Of course, the CPLR at Rule 3122-a does outline steps to follow so that such records can be admitted into evidence without live testimony from a custodian: (1) subpoena the records to the courthouse; (2) ensure that the certification accompanying the records is in the form of an affidavit subscribed and notarized which attests (a) that the affiant is the authorized custodian of the records, (b) that the records are accurate copies of the originals and are a complete set and (c) and that the records were made in the regular course of business by the entity which made and kept the records also in the business' regular course; (3) give notice of intention to offer the records at trial at least 30 days before trial to the practitioner's adversary ("notice of intention")-and ensure that the adversary is also given an opportunity to inspect the records. If adversary counsel fails to object in a timely fashion, it is presumed that the records satisfy CPLR 4518 and the records will be admitted as evidence unless some explanation-not a likely occurrence-is made by adversary counsel to justify the failure to have made timely objection. See e.g. Zweng v. Debillis & Semmens, 22 A.D.3d 845, 803 N.Y.S.2d 681 (2 Dept. 2005).

A practical method to satisfying the disclosure obligations of CPLR 3122-a -particularly in this age of email and the internet-is to email as attachments copies of the records at issue to adversary counsel along with the requisite notice of intention, at least 30 days prior to trial. Of course, the proponent must also ensure that the records are in fact subpoenaed to the Supreme Court, along with the appropriate certifying affidavit by the duly authorized records custodian.

In the case of records subpoenaed from out-of-state providers, production of the necessary records via certification requires the out-of-state facility's cooperation, as out-of-state providers are not actually subject to the subpoena power of a New York court. This may require direct contact with the physician or institution involved to ensure that the appropriate certification accompanies those records that are in fact transmitted to the Supreme Court . Absent cooperation from the out-of-state provider, the only other option available would be to seek an open commission in accordance with CPLR 3108.

For the personal injury practitioner, Section 3122-a (c) is particularly significant. The office records of all treating doctors, even those containing medical opinions of the treating physician are admissible provided such records were in fact made for purposes of diagnosis and treatment-the "business" of the medical practitioner. See e.g. Wilbur v. Lacerda, 34 A.D.3d 794, 826 N.Y.S.2d 135 (2 Dept. 2006).

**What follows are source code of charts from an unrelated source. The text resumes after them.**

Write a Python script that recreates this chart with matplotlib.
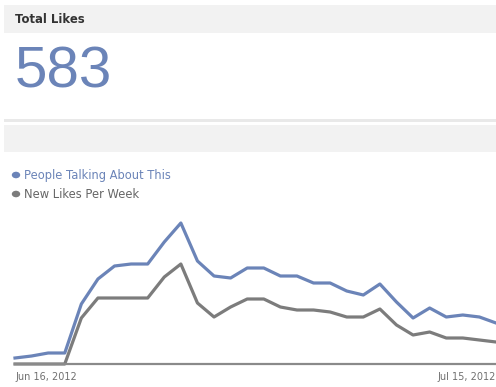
import matplotlib
matplotlib.use('Agg')
import matplotlib.pyplot as plt
from matplotlib.patches import Rectangle, Circle
import pandas as pd

W, H = 496, 387

total_likes = 583
days = pd.date_range('2012-06-16', periods=30, freq='D')
talking = [6, 8, 11, 11, 60, 85, 98, 100, 100, 122, 141, 103, 88, 86, 96,
           96, 88, 88, 81, 81, 73, 69, 80, 62, 46, 56, 47, 49, 47, 41]
new_likes = [0, 0, 0, 0, 46, 66, 66, 66, 66, 87, 100, 61, 47, 57, 65,
             65, 57, 54, 54, 52, 47, 47, 55, 39, 29, 32, 26, 26, 24, 22]
series_names = ['People Talking About This', 'New Likes Per Week']

blue = '#6b84b8'
grey = '#7c7c7c'

fig = plt.figure(figsize=(W / 100, H / 100), dpi=100)

def box(x0, y0, x1, y1, color):
    # rectangle in pixel coords measured from the top left
    fig.patches.append(Rectangle((x0 / W, 1 - y1 / H), (x1 - x0) / W, (y1 - y0) / H,
                                 transform=fig.transFigure, color=color, lw=0, zorder=0))

# header bars and separator
box(4, 5, W, 33, '#f2f2f2')
box(4, 119, W, 121.5, '#e9e9e9')
box(4, 125, W, 152, '#f2f2f2')

fig.text(15 / W, 1 - 19.5 / H, 'Total Likes', fontsize=8.4, fontweight='bold',
         color='#333333', va='center', ha='left', family='DejaVu Sans')
fig.text(15 / W, 1 - 73 / H, str(total_likes), fontsize=42, color=blue,
         va='center', ha='left', family='Liberation Sans')

# legend
for i, (name, c, tc) in enumerate(zip(series_names, [blue, grey], [blue, '#666666'])):
    y = 175 + 19 * i
    fig.patches.append(Circle((16 / W, 1 - y / H), 4.2 / W, transform=fig.transFigure,
                              color=c, lw=0))
    fig.text(24 / W, 1 - y / H, name, fontsize=8.3, color=tc, va='center', ha='left',
             family='DejaVu Sans')

ax = fig.add_axes([15 / W, (H - 364) / H, 481 / W, 164 / H])
ax.plot(days, talking, color=blue, lw=2.3, solid_joinstyle='round', clip_on=False)
ax.plot(days, new_likes, color=grey, lw=2.3, solid_joinstyle='round', clip_on=False)
ax.set_xlim(days[0], days[-1])
ax.set_ylim(0, 164)
for s in ['top', 'right', 'left']:
    ax.spines[s].set_visible(False)
ax.spines['bottom'].set_color('#8a8a8a')
ax.spines['bottom'].set_linewidth(1.6)
ax.set_yticks([])
ax.set_xticks([days[0], days[-1]])
ax.set_xticklabels([d.strftime('%b %d, %Y').replace(' 0', ' ') for d in [days[0], days[-1]]],
                   fontsize=7, color='#707070')
ax.tick_params(axis='x', length=0, pad=6)
labels = ax.get_xticklabels()
labels[0].set_ha('left')
labels[1].set_ha('right')

fig.savefig('out.png', dpi=100)
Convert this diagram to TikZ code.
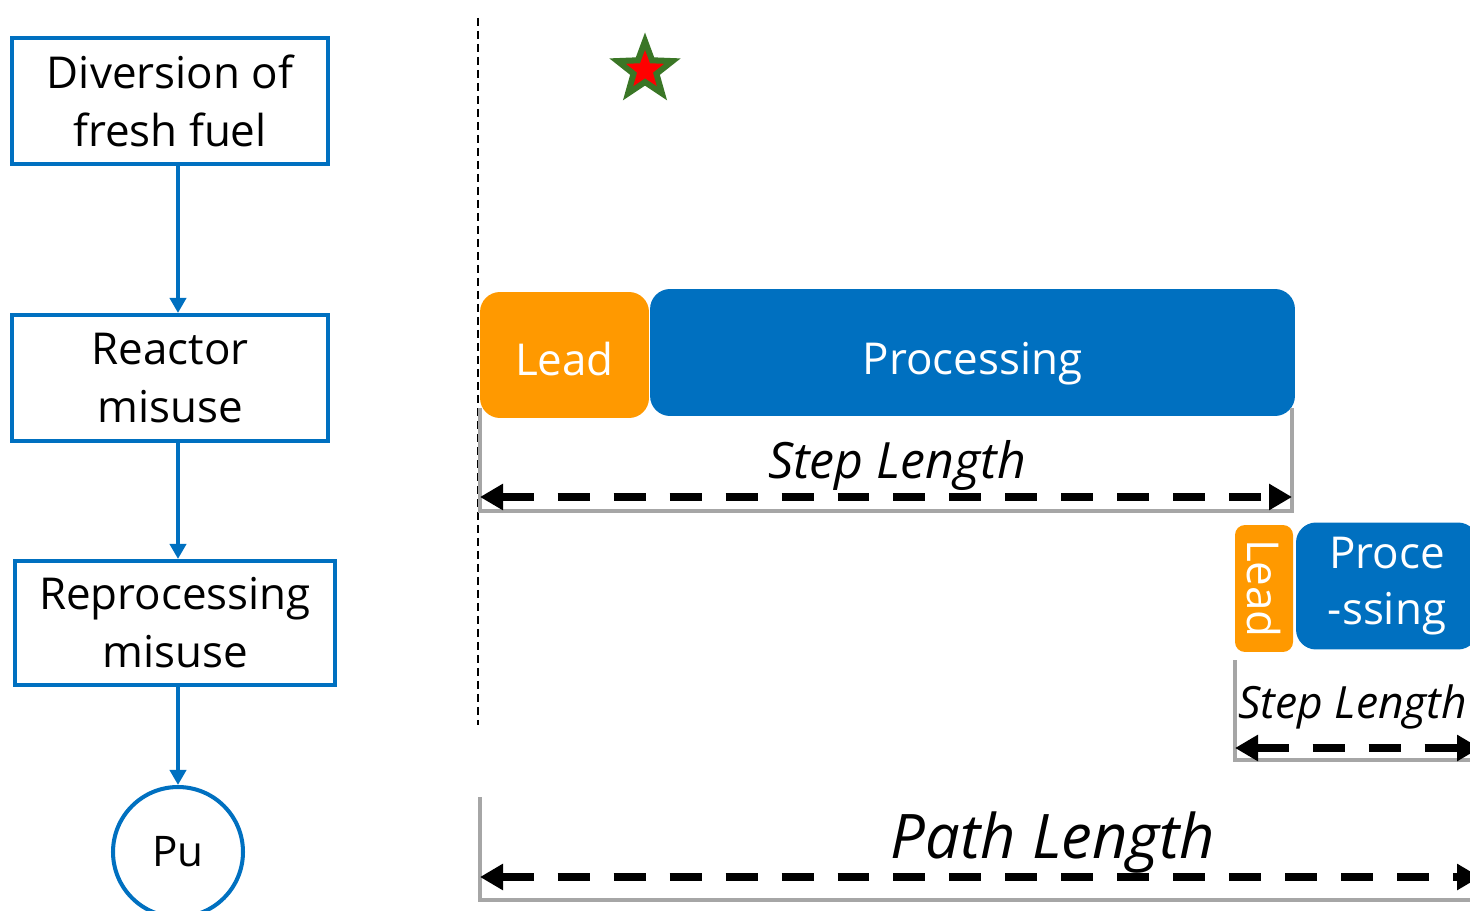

But what of the records contained within the office records of the treating physician arising from other sources, such as for example, MRI reports, lab results, CAT scan reports and medical reports of other physicians? Can such records likewise be admissible through the use of the CPLR 3122-a? Independent records that have not been made by the physician's office require independent certification from each facility. As such, a provider's certification extends only to those records created and maintained within that specific provider's office and any records from other facilities that are collected by the provider throughout the course of treatment will fail the test for business records set forth at CPLR 4518, and are therefore not admissible-even though the required CPLR 3122-a foundation were to have been faithfully laid. Thus, the practitioner should endeavor to serve subpoenas on all record makers and give adverse counsel notice of the intention to offer them---following up with the records custodians to ensure that the appropriate certifying affidavit have been prepared and forwarded to the Supreme Court along with certified copies. Then, the entire medical history at issue may be assessed by the jury.